%%

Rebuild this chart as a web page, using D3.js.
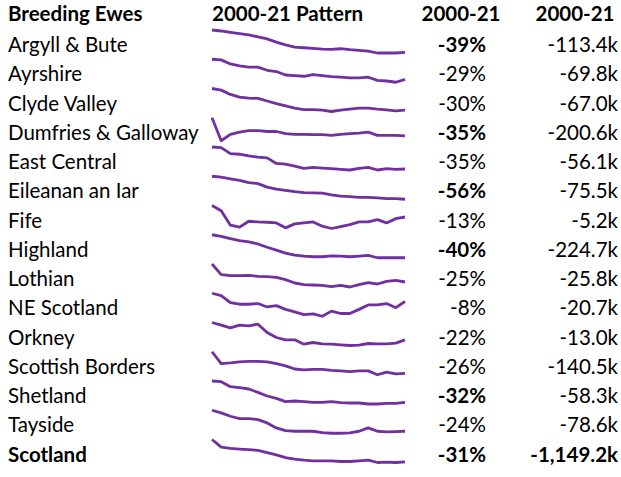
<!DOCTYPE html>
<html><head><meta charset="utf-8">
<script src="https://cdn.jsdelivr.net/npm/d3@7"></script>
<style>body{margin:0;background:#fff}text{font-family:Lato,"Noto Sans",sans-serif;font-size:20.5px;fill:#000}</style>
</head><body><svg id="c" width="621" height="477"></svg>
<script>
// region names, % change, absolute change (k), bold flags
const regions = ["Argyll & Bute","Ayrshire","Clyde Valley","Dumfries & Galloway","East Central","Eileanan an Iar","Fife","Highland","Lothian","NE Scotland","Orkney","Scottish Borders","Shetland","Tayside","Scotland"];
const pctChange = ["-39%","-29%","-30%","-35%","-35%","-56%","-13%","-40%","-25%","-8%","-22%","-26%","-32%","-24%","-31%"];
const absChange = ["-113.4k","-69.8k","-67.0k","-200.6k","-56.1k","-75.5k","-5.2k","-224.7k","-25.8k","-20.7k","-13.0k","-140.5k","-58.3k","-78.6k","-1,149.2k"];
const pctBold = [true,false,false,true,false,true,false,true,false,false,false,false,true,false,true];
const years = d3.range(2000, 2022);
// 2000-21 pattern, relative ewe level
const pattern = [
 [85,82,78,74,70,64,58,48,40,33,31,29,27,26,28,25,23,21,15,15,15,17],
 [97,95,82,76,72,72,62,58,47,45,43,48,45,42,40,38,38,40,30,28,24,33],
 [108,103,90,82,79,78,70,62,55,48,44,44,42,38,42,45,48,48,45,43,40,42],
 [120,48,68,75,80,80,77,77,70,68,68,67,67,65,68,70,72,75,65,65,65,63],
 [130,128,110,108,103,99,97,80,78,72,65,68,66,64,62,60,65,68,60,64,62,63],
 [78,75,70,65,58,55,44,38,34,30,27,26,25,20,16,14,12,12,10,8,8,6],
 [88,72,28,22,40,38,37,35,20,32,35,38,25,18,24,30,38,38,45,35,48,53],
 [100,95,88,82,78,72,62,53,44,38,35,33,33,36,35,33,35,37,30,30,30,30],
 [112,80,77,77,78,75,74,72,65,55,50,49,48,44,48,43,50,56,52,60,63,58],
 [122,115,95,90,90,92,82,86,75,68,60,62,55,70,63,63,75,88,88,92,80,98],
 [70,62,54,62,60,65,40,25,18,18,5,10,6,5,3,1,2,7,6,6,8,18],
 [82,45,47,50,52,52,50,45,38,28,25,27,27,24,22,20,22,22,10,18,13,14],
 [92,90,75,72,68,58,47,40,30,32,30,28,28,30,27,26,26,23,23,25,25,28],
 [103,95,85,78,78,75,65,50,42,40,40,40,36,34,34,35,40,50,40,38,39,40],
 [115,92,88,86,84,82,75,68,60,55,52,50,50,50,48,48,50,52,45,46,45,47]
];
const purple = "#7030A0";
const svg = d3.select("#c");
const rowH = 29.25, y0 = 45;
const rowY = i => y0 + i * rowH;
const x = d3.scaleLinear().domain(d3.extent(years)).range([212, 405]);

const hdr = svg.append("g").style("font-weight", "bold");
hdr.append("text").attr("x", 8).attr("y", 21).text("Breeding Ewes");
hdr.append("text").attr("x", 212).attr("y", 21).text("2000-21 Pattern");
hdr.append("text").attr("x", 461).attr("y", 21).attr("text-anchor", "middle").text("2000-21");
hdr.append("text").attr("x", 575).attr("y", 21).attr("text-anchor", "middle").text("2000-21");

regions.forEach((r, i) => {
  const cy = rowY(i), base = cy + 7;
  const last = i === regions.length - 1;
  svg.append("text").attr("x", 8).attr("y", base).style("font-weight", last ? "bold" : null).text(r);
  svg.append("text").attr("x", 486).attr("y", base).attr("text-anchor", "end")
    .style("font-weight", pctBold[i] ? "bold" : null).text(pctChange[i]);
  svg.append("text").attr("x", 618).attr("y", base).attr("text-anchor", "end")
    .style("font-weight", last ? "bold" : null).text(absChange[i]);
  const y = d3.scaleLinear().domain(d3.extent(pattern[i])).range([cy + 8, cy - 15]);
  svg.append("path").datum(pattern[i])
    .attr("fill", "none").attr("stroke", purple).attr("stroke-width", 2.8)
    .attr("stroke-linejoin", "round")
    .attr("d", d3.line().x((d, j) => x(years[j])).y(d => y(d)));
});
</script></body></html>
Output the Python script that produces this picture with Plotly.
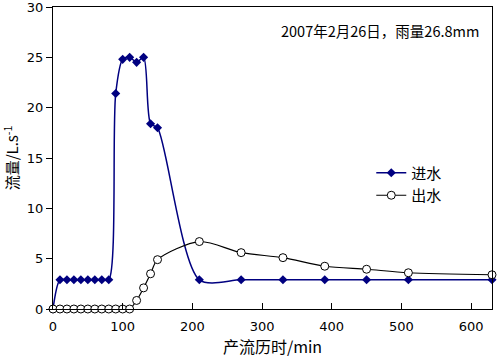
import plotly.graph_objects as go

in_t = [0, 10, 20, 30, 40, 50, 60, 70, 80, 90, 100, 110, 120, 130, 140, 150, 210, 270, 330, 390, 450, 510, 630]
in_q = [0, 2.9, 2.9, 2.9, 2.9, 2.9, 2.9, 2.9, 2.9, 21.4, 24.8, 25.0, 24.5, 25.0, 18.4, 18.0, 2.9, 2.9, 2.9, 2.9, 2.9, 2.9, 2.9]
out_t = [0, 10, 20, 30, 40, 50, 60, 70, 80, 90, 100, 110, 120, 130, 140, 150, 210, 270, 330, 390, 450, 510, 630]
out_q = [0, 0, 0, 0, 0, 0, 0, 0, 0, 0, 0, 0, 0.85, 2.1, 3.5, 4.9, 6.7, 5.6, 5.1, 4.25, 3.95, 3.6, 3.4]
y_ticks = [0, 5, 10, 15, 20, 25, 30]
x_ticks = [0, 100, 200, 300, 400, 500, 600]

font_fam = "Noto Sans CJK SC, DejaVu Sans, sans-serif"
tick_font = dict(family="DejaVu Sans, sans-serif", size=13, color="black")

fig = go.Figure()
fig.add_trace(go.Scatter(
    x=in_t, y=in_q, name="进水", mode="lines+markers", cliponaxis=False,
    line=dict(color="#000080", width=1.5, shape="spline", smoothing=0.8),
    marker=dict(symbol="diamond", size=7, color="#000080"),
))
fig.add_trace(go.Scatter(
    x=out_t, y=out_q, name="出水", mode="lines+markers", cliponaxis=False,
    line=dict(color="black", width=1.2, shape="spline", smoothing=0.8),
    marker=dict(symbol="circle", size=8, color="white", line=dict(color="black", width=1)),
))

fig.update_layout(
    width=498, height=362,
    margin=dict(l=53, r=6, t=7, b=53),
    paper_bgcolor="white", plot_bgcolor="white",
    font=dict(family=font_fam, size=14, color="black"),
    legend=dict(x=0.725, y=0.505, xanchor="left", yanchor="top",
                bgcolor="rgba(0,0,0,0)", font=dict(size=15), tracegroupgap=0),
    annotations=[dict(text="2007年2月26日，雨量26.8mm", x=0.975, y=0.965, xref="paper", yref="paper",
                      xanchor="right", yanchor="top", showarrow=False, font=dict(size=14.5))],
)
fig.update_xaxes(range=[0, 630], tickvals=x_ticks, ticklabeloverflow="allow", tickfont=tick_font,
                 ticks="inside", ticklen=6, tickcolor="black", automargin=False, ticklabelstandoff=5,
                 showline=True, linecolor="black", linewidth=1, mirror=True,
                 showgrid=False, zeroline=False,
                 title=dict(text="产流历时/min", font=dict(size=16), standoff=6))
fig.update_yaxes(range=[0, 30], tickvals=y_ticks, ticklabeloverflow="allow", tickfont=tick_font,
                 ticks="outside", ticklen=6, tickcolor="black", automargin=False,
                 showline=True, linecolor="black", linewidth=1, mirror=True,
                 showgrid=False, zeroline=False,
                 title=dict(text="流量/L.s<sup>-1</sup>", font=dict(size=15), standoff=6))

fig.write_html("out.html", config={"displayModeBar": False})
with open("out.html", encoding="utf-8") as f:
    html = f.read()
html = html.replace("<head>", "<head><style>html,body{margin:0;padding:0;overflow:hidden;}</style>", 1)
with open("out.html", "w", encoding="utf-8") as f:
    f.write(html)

%%

■ STATED TASK: Reproduce the material above exactly, first line through the line that contains "x = d3.scaleLinear().domain(d3.extent(years)).range([212, 405]);", minus the pictures.

■ THE OUTPUT:
Rebuild this chart as a web page, using D3.js.
<!DOCTYPE html>
<html><head><meta charset="utf-8">
<script src="https://cdn.jsdelivr.net/npm/d3@7"></script>
<style>body{margin:0;background:#fff}text{font-family:Lato,"Noto Sans",sans-serif;font-size:20.5px;fill:#000}</style>
</head><body><svg id="c" width="621" height="477"></svg>
<script>
// region names, % change, absolute change (k), bold flags
const regions = ["Argyll & Bute","Ayrshire","Clyde Valley","Dumfries & Galloway","East Central","Eileanan an Iar","Fife","Highland","Lothian","NE Scotland","Orkney","Scottish Borders","Shetland","Tayside","Scotland"];
const pctChange = ["-39%","-29%","-30%","-35%","-35%","-56%","-13%","-40%","-25%","-8%","-22%","-26%","-32%","-24%","-31%"];
const absChange = ["-113.4k","-69.8k","-67.0k","-200.6k","-56.1k","-75.5k","-5.2k","-224.7k","-25.8k","-20.7k","-13.0k","-140.5k","-58.3k","-78.6k","-1,149.2k"];
const pctBold = [true,false,false,true,false,true,false,true,false,false,false,false,true,false,true];
const years = d3.range(2000, 2022);
// 2000-21 pattern, relative ewe level
const pattern = [
 [85,82,78,74,70,64,58,48,40,33,31,29,27,26,28,25,23,21,15,15,15,17],
 [97,95,82,76,72,72,62,58,47,45,43,48,45,42,40,38,38,40,30,28,24,33],
 [108,103,90,82,79,78,70,62,55,48,44,44,42,38,42,45,48,48,45,43,40,42],
 [120,48,68,75,80,80,77,77,70,68,68,67,67,65,68,70,72,75,65,65,65,63],
 [130,128,110,108,103,99,97,80,78,72,65,68,66,64,62,60,65,68,60,64,62,63],
 [78,75,70,65,58,55,44,38,34,30,27,26,25,20,16,14,12,12,10,8,8,6],
 [88,72,28,22,40,38,37,35,20,32,35,38,25,18,24,30,38,38,45,35,48,53],
 [100,95,88,82,78,72,62,53,44,38,35,33,33,36,35,33,35,37,30,30,30,30],
 [112,80,77,77,78,75,74,72,65,55,50,49,48,44,48,43,50,56,52,60,63,58],
 [122,115,95,90,90,92,82,86,75,68,60,62,55,70,63,63,75,88,88,92,80,98],
 [70,62,54,62,60,65,40,25,18,18,5,10,6,5,3,1,2,7,6,6,8,18],
 [82,45,47,50,52,52,50,45,38,28,25,27,27,24,22,20,22,22,10,18,13,14],
 [92,90,75,72,68,58,47,40,30,32,30,28,28,30,27,26,26,23,23,25,25,28],
 [103,95,85,78,78,75,65,50,42,40,40,40,36,34,34,35,40,50,40,38,39,40],
 [115,92,88,86,84,82,75,68,60,55,52,50,50,50,48,48,50,52,45,46,45,47]
];
const purple = "#7030A0";
const svg = d3.select("#c");
const rowH = 29.25, y0 = 45;
const rowY = i => y0 + i * rowH;
const x = d3.scaleLinear().domain(d3.extent(years)).range([212, 405]);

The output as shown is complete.